[BEGIN]
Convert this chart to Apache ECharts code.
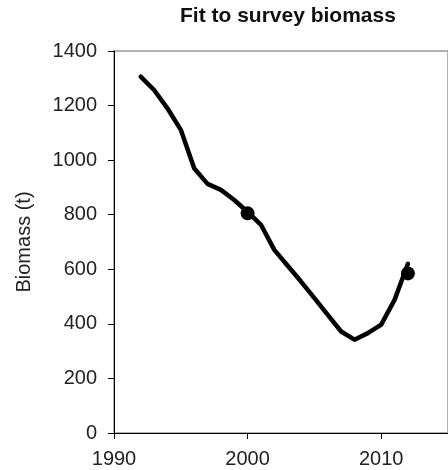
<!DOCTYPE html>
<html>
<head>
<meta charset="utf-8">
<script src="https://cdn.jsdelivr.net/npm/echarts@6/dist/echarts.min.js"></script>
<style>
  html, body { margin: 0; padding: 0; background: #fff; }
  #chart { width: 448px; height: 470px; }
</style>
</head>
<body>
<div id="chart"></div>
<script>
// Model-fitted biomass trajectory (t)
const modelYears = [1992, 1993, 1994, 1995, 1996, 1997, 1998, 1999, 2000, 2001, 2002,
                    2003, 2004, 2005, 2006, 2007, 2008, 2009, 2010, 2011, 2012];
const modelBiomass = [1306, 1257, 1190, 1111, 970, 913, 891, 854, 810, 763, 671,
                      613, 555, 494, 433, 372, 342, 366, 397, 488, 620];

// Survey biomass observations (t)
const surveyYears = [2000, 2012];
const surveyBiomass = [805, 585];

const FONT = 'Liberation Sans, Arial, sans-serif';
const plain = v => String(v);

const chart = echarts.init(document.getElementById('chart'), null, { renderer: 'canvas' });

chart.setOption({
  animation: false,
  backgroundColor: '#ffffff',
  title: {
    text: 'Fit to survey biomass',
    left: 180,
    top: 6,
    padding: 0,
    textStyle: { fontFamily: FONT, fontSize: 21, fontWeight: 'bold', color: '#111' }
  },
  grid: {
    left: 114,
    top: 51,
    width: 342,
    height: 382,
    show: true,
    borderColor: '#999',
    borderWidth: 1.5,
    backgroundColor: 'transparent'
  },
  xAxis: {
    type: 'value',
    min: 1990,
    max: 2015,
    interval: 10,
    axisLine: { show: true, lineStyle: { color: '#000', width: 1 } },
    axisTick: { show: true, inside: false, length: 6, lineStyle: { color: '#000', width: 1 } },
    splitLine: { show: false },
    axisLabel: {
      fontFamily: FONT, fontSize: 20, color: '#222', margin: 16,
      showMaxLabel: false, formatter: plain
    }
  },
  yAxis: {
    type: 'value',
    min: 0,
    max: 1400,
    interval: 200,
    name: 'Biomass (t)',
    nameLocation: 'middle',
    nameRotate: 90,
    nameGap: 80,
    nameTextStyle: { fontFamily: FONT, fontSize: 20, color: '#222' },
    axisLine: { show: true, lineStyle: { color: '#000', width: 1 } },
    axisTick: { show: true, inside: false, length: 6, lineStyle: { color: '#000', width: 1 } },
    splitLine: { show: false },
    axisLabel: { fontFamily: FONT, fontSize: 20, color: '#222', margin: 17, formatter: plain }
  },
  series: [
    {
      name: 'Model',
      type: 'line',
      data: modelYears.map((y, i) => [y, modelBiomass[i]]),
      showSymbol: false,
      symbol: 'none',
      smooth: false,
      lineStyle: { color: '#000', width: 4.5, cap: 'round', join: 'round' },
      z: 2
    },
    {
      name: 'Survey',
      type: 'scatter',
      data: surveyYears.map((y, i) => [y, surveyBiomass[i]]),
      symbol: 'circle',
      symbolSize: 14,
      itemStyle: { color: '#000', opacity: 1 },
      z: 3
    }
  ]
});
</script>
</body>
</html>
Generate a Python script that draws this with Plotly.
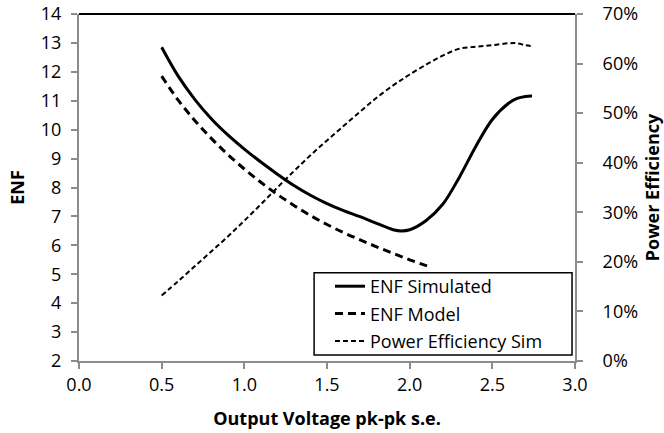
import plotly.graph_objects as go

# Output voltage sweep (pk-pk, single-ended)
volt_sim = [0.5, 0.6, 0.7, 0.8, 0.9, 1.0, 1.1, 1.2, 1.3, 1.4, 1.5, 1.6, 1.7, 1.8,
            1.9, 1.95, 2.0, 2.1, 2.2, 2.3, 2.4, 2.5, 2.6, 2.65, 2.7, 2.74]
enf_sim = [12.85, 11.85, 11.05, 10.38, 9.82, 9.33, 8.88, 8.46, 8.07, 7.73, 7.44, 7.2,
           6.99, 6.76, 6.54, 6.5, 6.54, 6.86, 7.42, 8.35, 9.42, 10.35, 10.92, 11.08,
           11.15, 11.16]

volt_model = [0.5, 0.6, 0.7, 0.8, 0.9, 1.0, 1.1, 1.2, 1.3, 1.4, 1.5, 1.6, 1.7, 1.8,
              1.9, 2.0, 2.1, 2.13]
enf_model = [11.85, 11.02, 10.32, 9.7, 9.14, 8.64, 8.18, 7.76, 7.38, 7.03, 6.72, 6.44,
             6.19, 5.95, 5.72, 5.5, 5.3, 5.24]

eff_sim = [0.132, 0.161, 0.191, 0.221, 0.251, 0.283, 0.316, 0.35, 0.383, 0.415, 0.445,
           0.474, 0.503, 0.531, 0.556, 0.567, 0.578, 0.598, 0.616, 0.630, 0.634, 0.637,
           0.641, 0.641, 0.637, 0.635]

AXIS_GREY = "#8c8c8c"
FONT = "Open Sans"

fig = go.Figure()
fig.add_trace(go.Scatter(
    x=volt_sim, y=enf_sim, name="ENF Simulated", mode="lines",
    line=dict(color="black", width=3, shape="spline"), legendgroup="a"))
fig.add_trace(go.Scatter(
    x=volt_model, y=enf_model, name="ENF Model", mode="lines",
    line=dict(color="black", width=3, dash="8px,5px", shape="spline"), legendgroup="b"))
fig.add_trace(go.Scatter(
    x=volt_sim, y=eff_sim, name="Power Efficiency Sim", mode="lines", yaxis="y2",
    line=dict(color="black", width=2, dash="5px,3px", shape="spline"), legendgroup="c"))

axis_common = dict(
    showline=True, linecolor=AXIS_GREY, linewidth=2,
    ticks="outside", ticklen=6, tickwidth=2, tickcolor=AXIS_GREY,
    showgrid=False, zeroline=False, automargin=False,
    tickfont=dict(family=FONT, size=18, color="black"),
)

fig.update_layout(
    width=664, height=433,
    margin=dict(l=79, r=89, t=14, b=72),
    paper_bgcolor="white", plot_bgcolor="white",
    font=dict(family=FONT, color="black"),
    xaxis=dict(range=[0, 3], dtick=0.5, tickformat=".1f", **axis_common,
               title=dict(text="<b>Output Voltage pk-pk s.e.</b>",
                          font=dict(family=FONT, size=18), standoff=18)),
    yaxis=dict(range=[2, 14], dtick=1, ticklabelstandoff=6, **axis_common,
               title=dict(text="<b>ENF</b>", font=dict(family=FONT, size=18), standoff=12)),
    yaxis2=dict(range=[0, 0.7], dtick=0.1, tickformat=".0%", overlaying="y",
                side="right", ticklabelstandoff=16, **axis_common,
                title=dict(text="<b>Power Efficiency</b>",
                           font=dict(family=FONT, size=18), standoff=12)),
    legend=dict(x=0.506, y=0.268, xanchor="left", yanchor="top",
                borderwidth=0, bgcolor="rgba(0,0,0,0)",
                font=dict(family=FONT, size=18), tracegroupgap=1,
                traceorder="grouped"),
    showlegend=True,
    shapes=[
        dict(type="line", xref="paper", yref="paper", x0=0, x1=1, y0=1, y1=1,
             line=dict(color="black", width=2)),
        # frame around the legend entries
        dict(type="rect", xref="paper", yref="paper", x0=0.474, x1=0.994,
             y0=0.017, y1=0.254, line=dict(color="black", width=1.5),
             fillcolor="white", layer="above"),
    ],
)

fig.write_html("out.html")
[END]
Your task is an exact transcription of all the data, minus the pictures.

Convert this chart to Apache ECharts code.
<!DOCTYPE html>
<html>
<head>
<meta charset="utf-8">
<script src="https://cdn.jsdelivr.net/npm/echarts@6/dist/echarts.min.js"></script>
<style>
  html, body { margin: 0; padding: 0; background: #fff; }
  #chart { width: 448px; height: 470px; }
</style>
</head>
<body>
<div id="chart"></div>
<script>
// Model-fitted biomass trajectory (t)
const modelYears = [1992, 1993, 1994, 1995, 1996, 1997, 1998, 1999, 2000, 2001, 2002,
                    2003, 2004, 2005, 2006, 2007, 2008, 2009, 2010, 2011, 2012];
const modelBiomass = [1306, 1257, 1190, 1111, 970, 913, 891, 854, 810, 763, 671,
                      613, 555, 494, 433, 372, 342, 366, 397, 488, 620];

// Survey biomass observations (t)
const surveyYears = [2000, 2012];
const surveyBiomass = [805, 585];

const FONT = 'Liberation Sans, Arial, sans-serif';
const plain = v => String(v);

const chart = echarts.init(document.getElementById('chart'), null, { renderer: 'canvas' });

chart.setOption({
  animation: false,
  backgroundColor: '#ffffff',
  title: {
    text: 'Fit to survey biomass',
    left: 180,
    top: 6,
    padding: 0,
    textStyle: { fontFamily: FONT, fontSize: 21, fontWeight: 'bold', color: '#111' }
  },
  grid: {
    left: 114,
    top: 51,
    width: 342,
    height: 382,
    show: true,
    borderColor: '#999',
    borderWidth: 1.5,
    backgroundColor: 'transparent'
  },
  xAxis: {
    type: 'value',
    min: 1990,
    max: 2015,
    interval: 10,
    axisLine: { show: true, lineStyle: { color: '#000', width: 1 } },
    axisTick: { show: true, inside: false, length: 6, lineStyle: { color: '#000', width: 1 } },
    splitLine: { show: false },
    axisLabel: {
      fontFamily: FONT, fontSize: 20, color: '#222', margin: 16,
      showMaxLabel: false, formatter: plain
    }
  },
  yAxis: {
    type: 'value',
    min: 0,
    max: 1400,
    interval: 200,
    name: 'Biomass (t)',
    nameLocation: 'middle',
    nameRotate: 90,
    nameGap: 80,
    nameTextStyle: { fontFamily: FONT, fontSize: 20, color: '#222' },
    axisLine: { show: true, lineStyle: { color: '#000', width: 1 } },
    axisTick: { show: true, inside: false, length: 6, lineStyle: { color: '#000', width: 1 } },
    splitLine: { show: false },
    axisLabel: { fontFamily: FONT, fontSize: 20, color: '#222', margin: 17, formatter: plain }
  },
  series: [
    {
      name: 'Model',
      type: 'line',
      data: modelYears.map((y, i) => [y, modelBiomass[i]]),
      showSymbol: false,
      symbol: 'none',
      smooth: false,
      lineStyle: { color: '#000', width: 4.5, cap: 'round', join: 'round' },
      z: 2
    },
    {
      name: 'Survey',
      type: 'scatter',
      data: surveyYears.map((y, i) => [y, surveyBiomass[i]]),
      symbol: 'circle',
      symbolSize: 14,
      itemStyle: { color: '#000', opacity: 1 },
      z: 3
    }
  ]
});
</script>
</body>
</html>
Generate a Python script that draws this with Plotly.
import plotly.graph_objects as go

# Output voltage sweep (pk-pk, single-ended)
volt_sim = [0.5, 0.6, 0.7, 0.8, 0.9, 1.0, 1.1, 1.2, 1.3, 1.4, 1.5, 1.6, 1.7, 1.8,
            1.9, 1.95, 2.0, 2.1, 2.2, 2.3, 2.4, 2.5, 2.6, 2.65, 2.7, 2.74]
enf_sim = [12.85, 11.85, 11.05, 10.38, 9.82, 9.33, 8.88, 8.46, 8.07, 7.73, 7.44, 7.2,
           6.99, 6.76, 6.54, 6.5, 6.54, 6.86, 7.42, 8.35, 9.42, 10.35, 10.92, 11.08,
           11.15, 11.16]

volt_model = [0.5, 0.6, 0.7, 0.8, 0.9, 1.0, 1.1, 1.2, 1.3, 1.4, 1.5, 1.6, 1.7, 1.8,
              1.9, 2.0, 2.1, 2.13]
enf_model = [11.85, 11.02, 10.32, 9.7, 9.14, 8.64, 8.18, 7.76, 7.38, 7.03, 6.72, 6.44,
             6.19, 5.95, 5.72, 5.5, 5.3, 5.24]

eff_sim = [0.132, 0.161, 0.191, 0.221, 0.251, 0.283, 0.316, 0.35, 0.383, 0.415, 0.445,
           0.474, 0.503, 0.531, 0.556, 0.567, 0.578, 0.598, 0.616, 0.630, 0.634, 0.637,
           0.641, 0.641, 0.637, 0.635]

AXIS_GREY = "#8c8c8c"
FONT = "Open Sans"

fig = go.Figure()
fig.add_trace(go.Scatter(
    x=volt_sim, y=enf_sim, name="ENF Simulated", mode="lines",
    line=dict(color="black", width=3, shape="spline"), legendgroup="a"))
fig.add_trace(go.Scatter(
    x=volt_model, y=enf_model, name="ENF Model", mode="lines",
    line=dict(color="black", width=3, dash="8px,5px", shape="spline"), legendgroup="b"))
fig.add_trace(go.Scatter(
    x=volt_sim, y=eff_sim, name="Power Efficiency Sim", mode="lines", yaxis="y2",
    line=dict(color="black", width=2, dash="5px,3px", shape="spline"), legendgroup="c"))

axis_common = dict(
    showline=True, linecolor=AXIS_GREY, linewidth=2,
    ticks="outside", ticklen=6, tickwidth=2, tickcolor=AXIS_GREY,
    showgrid=False, zeroline=False, automargin=False,
    tickfont=dict(family=FONT, size=18, color="black"),
)

fig.update_layout(
    width=664, height=433,
    margin=dict(l=79, r=89, t=14, b=72),
    paper_bgcolor="white", plot_bgcolor="white",
    font=dict(family=FONT, color="black"),
    xaxis=dict(range=[0, 3], dtick=0.5, tickformat=".1f", **axis_common,
               title=dict(text="<b>Output Voltage pk-pk s.e.</b>",
                          font=dict(family=FONT, size=18), standoff=18)),
    yaxis=dict(range=[2, 14], dtick=1, ticklabelstandoff=6, **axis_common,
               title=dict(text="<b>ENF</b>", font=dict(family=FONT, size=18), standoff=12)),
    yaxis2=dict(range=[0, 0.7], dtick=0.1, tickformat=".0%", overlaying="y",
                side="right", ticklabelstandoff=16, **axis_common,
                title=dict(text="<b>Power Efficiency</b>",
                           font=dict(family=FONT, size=18), standoff=12)),
    legend=dict(x=0.506, y=0.268, xanchor="left", yanchor="top",
                borderwidth=0, bgcolor="rgba(0,0,0,0)",
                font=dict(family=FONT, size=18), tracegroupgap=1,
                traceorder="grouped"),
    showlegend=True,
    shapes=[
        dict(type="line", xref="paper", yref="paper", x0=0, x1=1, y0=1, y1=1,
             line=dict(color="black", width=2)),
        # frame around the legend entries
        dict(type="rect", xref="paper", yref="paper", x0=0.474, x1=0.994,
             y0=0.017, y1=0.254, line=dict(color="black", width=1.5),
             fillcolor="white", layer="above"),
    ],
)

fig.write_html("out.html")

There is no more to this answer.